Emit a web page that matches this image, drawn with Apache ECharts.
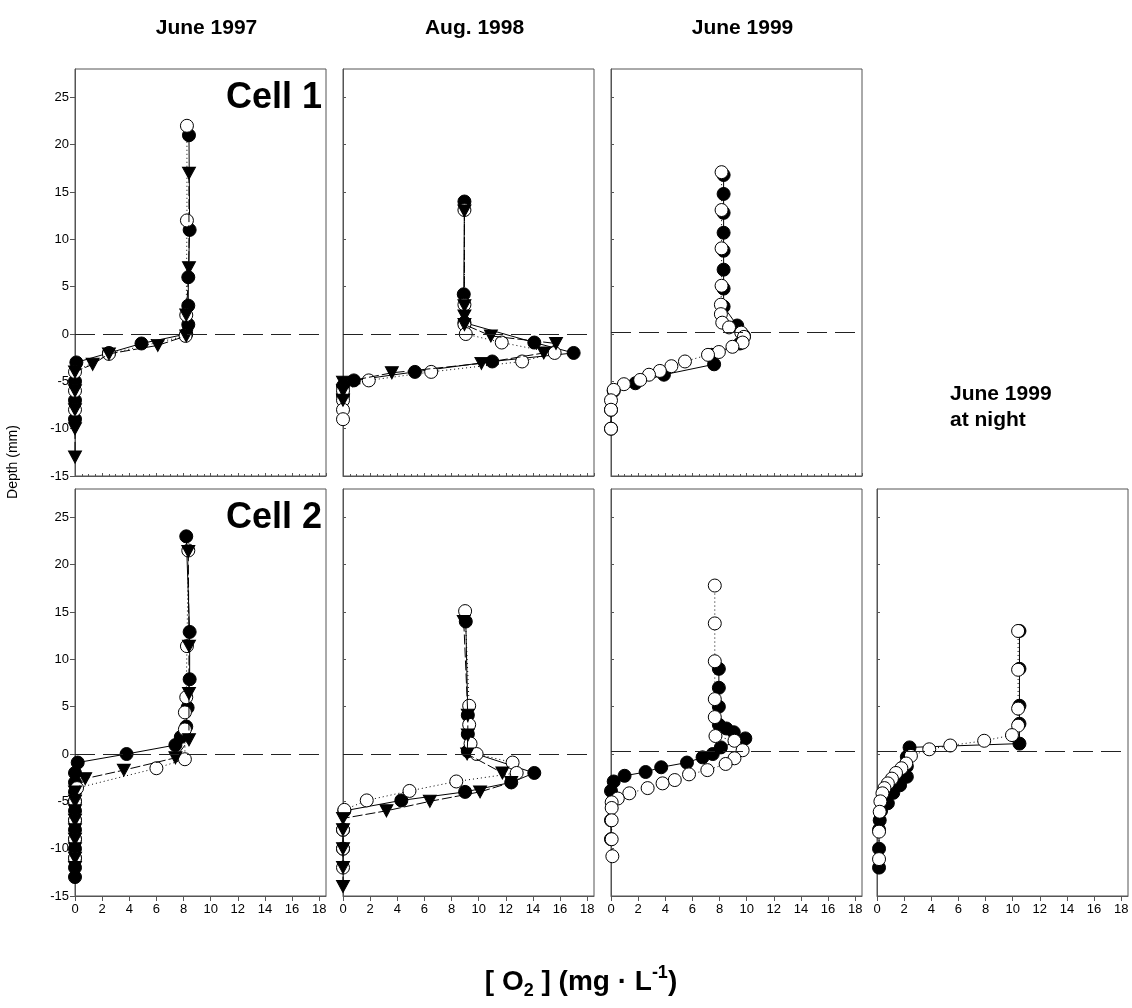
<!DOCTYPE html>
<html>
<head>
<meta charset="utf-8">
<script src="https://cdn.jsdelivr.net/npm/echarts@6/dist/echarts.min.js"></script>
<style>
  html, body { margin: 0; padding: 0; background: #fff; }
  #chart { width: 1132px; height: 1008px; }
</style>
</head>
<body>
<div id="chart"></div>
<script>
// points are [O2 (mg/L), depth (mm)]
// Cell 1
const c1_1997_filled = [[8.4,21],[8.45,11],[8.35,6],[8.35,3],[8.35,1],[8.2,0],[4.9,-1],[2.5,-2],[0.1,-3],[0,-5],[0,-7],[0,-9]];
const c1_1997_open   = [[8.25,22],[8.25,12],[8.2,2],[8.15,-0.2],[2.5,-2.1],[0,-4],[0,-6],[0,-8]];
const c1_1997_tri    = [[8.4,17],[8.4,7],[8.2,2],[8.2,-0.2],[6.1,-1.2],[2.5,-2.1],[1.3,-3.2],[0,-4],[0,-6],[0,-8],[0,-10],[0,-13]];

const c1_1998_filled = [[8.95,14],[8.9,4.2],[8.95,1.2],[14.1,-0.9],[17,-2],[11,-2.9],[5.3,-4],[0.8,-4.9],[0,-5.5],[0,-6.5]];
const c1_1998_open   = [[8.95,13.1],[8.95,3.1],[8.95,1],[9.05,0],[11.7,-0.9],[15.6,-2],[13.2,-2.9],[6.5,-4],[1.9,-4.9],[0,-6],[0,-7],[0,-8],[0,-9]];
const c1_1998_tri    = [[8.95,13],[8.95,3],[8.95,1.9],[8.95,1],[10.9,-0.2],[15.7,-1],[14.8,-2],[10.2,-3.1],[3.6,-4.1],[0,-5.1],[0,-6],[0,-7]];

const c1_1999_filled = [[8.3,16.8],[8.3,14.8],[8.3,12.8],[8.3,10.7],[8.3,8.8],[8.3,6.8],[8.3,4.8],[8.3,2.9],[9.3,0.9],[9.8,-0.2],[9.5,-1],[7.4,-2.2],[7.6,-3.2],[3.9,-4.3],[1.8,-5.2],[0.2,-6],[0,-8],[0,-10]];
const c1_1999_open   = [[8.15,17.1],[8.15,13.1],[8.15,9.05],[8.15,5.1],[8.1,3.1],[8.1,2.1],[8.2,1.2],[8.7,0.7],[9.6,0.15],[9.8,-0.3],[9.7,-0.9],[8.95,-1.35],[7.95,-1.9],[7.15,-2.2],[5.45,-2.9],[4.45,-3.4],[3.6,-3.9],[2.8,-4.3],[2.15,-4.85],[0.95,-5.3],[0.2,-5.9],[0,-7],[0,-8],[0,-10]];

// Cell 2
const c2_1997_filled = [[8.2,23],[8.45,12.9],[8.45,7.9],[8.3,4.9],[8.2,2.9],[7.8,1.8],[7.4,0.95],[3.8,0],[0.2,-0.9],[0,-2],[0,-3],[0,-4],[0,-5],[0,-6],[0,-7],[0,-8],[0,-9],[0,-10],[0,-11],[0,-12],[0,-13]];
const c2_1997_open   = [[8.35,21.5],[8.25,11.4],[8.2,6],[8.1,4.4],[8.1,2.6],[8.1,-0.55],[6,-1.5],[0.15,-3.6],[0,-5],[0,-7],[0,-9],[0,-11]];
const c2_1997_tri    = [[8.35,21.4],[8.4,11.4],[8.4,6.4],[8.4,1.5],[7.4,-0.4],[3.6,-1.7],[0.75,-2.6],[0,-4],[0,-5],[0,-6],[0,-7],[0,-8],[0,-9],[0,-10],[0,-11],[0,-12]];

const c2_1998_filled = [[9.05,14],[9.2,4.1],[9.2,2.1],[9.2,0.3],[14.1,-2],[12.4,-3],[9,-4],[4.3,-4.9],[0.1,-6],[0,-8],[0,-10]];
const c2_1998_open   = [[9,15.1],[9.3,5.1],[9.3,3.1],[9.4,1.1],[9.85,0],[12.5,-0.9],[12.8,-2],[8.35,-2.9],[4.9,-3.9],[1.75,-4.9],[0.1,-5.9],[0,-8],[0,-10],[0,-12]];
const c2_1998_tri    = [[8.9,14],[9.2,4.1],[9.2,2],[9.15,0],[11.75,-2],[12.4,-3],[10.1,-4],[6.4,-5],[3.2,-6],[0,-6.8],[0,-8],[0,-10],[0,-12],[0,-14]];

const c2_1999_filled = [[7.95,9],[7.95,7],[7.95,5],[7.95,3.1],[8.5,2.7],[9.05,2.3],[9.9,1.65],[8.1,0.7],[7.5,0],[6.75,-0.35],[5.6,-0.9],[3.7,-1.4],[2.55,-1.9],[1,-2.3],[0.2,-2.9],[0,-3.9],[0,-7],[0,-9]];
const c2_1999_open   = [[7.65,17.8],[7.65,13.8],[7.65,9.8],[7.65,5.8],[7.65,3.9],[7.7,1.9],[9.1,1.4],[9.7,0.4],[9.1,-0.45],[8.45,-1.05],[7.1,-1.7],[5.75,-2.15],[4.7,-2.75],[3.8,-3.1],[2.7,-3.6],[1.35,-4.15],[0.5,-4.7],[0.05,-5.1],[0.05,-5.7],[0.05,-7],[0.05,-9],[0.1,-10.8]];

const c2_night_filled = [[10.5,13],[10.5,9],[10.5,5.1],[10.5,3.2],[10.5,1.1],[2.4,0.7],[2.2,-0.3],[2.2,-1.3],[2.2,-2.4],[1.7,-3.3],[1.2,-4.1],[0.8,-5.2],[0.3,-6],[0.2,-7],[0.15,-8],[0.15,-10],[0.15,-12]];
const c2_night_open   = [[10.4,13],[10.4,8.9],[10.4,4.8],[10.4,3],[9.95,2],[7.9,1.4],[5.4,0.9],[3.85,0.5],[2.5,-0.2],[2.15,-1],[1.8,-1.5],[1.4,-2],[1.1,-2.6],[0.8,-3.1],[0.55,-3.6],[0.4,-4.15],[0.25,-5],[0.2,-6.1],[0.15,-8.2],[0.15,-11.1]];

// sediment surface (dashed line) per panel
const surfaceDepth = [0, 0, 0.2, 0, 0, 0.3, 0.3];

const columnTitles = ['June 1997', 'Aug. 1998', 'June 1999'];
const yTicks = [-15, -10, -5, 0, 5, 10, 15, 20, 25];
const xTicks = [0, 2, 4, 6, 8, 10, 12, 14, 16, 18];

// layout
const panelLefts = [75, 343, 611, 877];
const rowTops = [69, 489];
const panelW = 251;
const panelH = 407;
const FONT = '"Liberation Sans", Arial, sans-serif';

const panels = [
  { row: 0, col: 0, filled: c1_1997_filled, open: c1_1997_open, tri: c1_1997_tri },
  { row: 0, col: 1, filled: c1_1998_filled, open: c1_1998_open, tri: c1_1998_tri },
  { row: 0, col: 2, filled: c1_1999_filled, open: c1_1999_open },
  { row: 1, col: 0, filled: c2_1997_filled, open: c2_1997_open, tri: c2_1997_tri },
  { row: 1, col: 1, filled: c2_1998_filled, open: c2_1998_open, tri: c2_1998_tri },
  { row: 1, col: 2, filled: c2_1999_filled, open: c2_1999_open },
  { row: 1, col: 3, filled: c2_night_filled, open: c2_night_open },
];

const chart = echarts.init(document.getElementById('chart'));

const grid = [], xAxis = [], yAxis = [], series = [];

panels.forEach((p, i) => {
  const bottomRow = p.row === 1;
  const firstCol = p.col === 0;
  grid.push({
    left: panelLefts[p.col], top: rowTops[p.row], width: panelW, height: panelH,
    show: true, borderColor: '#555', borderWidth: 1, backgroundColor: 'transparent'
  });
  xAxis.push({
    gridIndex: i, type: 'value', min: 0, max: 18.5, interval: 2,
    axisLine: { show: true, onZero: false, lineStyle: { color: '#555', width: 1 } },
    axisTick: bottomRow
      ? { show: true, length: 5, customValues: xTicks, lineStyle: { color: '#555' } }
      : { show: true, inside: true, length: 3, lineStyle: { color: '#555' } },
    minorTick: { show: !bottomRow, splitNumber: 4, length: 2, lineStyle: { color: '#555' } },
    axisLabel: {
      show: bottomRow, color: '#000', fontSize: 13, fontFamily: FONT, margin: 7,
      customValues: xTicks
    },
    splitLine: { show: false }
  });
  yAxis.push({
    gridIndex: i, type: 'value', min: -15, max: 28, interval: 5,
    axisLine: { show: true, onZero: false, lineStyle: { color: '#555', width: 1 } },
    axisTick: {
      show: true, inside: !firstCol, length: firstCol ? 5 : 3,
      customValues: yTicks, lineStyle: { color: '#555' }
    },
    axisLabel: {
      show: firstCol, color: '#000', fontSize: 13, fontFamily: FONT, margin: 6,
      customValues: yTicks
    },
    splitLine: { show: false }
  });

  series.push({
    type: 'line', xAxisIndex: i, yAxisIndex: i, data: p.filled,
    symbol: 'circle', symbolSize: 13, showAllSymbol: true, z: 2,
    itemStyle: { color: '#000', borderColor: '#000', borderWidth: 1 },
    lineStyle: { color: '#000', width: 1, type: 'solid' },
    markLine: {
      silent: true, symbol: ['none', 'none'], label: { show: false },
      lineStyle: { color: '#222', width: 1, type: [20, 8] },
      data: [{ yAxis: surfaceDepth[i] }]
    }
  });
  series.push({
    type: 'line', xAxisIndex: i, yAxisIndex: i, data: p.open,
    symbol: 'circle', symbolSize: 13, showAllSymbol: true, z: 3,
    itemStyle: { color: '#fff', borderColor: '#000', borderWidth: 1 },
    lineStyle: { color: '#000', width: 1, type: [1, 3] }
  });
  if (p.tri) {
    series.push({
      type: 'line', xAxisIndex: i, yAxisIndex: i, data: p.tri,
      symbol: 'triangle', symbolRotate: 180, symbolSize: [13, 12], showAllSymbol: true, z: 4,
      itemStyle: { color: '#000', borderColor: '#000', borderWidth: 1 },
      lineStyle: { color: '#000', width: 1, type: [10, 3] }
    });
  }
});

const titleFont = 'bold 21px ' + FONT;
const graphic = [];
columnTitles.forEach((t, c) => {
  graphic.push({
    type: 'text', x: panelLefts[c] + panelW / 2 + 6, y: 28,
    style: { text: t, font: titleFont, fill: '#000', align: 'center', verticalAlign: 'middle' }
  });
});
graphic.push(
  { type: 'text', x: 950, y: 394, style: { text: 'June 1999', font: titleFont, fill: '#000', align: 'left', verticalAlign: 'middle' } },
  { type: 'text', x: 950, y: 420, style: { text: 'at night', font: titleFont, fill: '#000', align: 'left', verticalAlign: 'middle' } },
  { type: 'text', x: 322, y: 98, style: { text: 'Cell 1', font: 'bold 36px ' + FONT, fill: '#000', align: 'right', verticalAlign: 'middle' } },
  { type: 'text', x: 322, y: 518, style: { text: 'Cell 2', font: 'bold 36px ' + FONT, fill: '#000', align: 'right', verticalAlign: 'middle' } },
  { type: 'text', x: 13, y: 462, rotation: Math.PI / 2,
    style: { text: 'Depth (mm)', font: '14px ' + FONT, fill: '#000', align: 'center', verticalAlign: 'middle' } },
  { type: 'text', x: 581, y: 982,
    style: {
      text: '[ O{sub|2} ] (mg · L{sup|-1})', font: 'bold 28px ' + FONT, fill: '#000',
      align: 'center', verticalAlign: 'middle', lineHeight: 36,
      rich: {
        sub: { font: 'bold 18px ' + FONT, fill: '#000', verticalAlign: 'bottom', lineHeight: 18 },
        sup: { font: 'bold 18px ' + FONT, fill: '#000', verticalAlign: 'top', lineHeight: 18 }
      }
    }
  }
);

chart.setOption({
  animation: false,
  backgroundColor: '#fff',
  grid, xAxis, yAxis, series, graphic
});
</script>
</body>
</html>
---
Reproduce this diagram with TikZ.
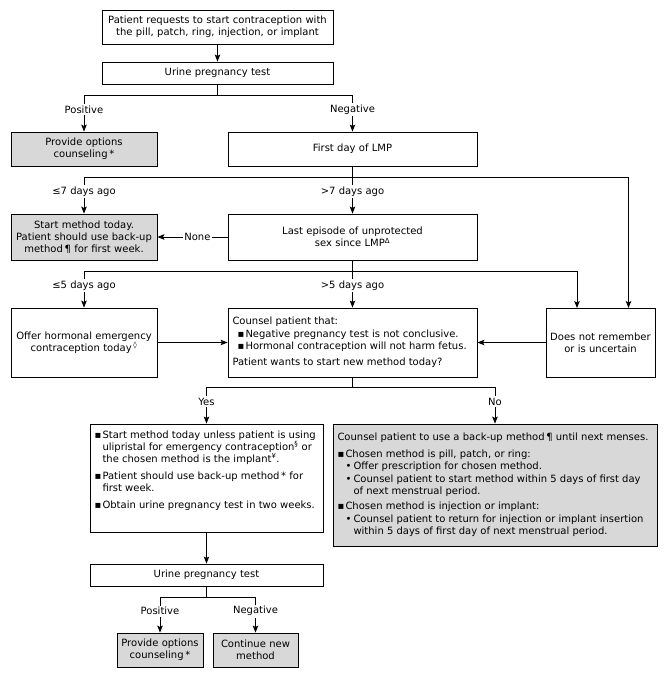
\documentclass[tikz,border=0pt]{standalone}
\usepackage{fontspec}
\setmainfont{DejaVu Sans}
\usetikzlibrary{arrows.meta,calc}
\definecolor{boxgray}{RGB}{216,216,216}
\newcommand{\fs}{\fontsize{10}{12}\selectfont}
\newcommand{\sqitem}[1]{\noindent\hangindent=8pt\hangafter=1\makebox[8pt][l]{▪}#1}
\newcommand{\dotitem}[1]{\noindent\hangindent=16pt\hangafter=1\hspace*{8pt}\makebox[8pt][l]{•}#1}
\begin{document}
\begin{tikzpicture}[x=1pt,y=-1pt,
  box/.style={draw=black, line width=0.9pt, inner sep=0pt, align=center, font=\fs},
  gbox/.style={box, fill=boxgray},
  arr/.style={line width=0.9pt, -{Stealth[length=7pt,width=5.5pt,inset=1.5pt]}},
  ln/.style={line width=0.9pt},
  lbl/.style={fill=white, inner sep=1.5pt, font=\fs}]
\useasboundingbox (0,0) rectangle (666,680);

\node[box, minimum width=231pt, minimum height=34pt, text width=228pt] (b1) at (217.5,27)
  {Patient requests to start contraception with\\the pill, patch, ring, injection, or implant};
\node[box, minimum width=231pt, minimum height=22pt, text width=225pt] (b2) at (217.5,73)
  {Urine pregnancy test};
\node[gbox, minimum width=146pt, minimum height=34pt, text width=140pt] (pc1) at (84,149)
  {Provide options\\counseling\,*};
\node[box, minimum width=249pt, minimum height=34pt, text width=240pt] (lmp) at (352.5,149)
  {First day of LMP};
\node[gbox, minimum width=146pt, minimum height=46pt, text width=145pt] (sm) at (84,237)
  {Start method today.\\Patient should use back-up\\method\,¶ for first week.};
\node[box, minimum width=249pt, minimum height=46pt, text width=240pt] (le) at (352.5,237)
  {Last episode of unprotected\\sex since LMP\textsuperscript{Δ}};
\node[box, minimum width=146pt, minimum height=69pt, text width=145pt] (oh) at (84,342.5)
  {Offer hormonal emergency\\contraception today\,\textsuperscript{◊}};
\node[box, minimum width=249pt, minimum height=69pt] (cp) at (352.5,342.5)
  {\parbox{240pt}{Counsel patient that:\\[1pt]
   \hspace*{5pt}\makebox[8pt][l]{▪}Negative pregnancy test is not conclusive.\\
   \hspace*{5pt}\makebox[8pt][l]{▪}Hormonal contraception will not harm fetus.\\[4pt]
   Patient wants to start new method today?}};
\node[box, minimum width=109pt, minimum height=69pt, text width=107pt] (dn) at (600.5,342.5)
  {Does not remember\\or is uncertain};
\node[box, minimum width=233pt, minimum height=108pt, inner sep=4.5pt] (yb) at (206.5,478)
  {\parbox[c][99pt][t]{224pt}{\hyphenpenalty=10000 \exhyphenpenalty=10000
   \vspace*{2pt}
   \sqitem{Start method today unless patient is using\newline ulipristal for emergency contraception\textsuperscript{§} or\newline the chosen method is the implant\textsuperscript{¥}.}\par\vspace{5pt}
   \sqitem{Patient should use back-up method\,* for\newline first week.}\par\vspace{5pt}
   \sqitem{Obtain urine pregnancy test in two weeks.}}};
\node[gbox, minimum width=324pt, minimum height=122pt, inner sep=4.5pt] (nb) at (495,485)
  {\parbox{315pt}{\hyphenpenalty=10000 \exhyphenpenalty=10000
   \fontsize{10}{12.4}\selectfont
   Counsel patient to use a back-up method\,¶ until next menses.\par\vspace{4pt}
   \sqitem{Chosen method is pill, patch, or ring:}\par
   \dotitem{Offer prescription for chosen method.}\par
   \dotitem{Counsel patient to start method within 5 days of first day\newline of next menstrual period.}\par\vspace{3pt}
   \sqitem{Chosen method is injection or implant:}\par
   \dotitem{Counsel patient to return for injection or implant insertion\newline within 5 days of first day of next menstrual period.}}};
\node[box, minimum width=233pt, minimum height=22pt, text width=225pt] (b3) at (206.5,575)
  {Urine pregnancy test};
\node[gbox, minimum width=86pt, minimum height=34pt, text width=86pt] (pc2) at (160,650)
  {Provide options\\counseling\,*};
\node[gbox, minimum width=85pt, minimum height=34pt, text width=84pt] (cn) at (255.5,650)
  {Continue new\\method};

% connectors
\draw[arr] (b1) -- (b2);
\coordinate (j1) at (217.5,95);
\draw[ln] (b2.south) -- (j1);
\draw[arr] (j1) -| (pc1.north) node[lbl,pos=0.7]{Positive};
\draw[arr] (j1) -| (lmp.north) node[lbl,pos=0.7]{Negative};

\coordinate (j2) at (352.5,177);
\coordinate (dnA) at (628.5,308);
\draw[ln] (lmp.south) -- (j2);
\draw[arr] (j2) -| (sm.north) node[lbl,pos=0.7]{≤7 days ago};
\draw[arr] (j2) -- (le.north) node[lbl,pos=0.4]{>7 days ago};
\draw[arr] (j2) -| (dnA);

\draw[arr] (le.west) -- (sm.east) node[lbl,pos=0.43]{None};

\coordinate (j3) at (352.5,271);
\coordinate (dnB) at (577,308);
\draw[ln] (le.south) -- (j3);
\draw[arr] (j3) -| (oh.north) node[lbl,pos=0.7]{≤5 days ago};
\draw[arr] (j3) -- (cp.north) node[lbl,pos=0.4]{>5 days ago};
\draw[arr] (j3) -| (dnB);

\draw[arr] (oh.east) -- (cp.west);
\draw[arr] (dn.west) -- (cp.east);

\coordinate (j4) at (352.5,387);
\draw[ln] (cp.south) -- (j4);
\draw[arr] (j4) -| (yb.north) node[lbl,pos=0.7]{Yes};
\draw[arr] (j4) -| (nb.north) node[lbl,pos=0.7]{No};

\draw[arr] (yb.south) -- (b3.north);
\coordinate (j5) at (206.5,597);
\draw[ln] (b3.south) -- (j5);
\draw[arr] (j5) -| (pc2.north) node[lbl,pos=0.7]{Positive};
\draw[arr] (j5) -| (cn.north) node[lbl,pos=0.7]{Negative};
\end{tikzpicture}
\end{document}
---
What to produce:
Report back each line of the entries that holds the string "this".

Worked answer:
Emit a web page that matches this image, drawn with Apache ECharts.
Reproduce this diagram with TikZ.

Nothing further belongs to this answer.